De Beers reports a slow start to 2019
After a strong finish to 2018, De Beers reports continued sluggish demand for lower value rough diamonds
De Beers, the largest producer of rough diamonds by value, reported its lowest first sales in at least four years after a strong finish to 2018.
De Beers reported sales of $505m for its first sales of 2019, the lowest since the Anglo American 85% held subsidiary started releasing its sales data in 2016.
In 2018, De Beers reported sales of $672m in the first event of the year, while the previous lowest total was $545m in 2016.
“Rough diamond sales during the first sales cycle of 2019 were lower than those for the equivalent period last year, reflecting higher than normal sales in the previous cycle and the slow movement of lower value rough diamonds through the pipeline,” said De Beers CEO Bruce Cleaver.
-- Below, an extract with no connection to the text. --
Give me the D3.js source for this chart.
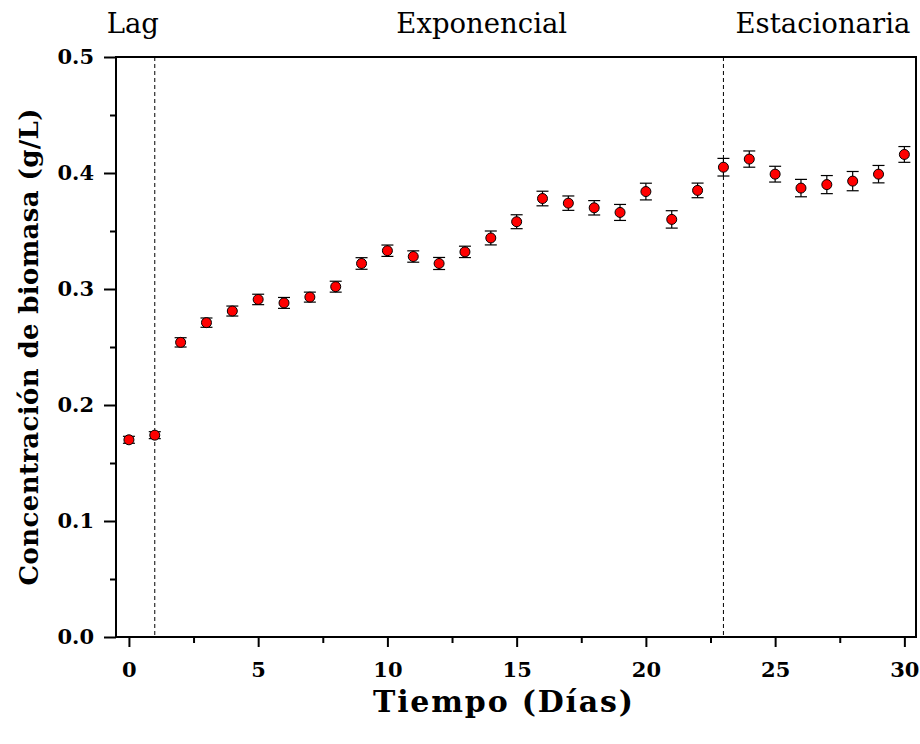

The difficulties around the demand for lower value rough diamonds, which are the small stones making up the bulk of diamond mining production, have continued from the previous year when Cleaver flagged slowing purchases by Indian cutters and polishers who specialise in processing small stones.
De Beers reported full-year production of 35.3-million carats for 2018, a 6% increase on the previous year. Sales, however, did not match production, falling by 4% compared to the year before to 33.7-million carats.
The average price of those sales increased by 6% to $171/carat because of the reduced sales in the second half of the year of the lower value diamonds which would have brought the average down.
Based on the sales data from De Beers for its 10 sales events in 2018, the company realised revenue from its rough diamond sales of $5.391bn.
Russia’s Alrosa, the world’s largest diamond producer, noted a week ago its 2018 sales were $4.5bn, a 6% improvement on the previous year, while sales of 38-million carats were down by 8%. The company produced 36.7-million carats.
“In most of South Eastern Asia, including India, the diamond jewellery sales growth slowed down, with some countries showing a decline triggered by devaluation of local currencies against the dollar,” Alrosa said in a market update on January 24.
“Demand for rough diamonds echoed the situation on the polished diamond market, where uncertified melee diamonds [that weigh less than 0.15 carats] saw the strongest price decline due to over-supply, the weak rupee and lower liquidity in India.”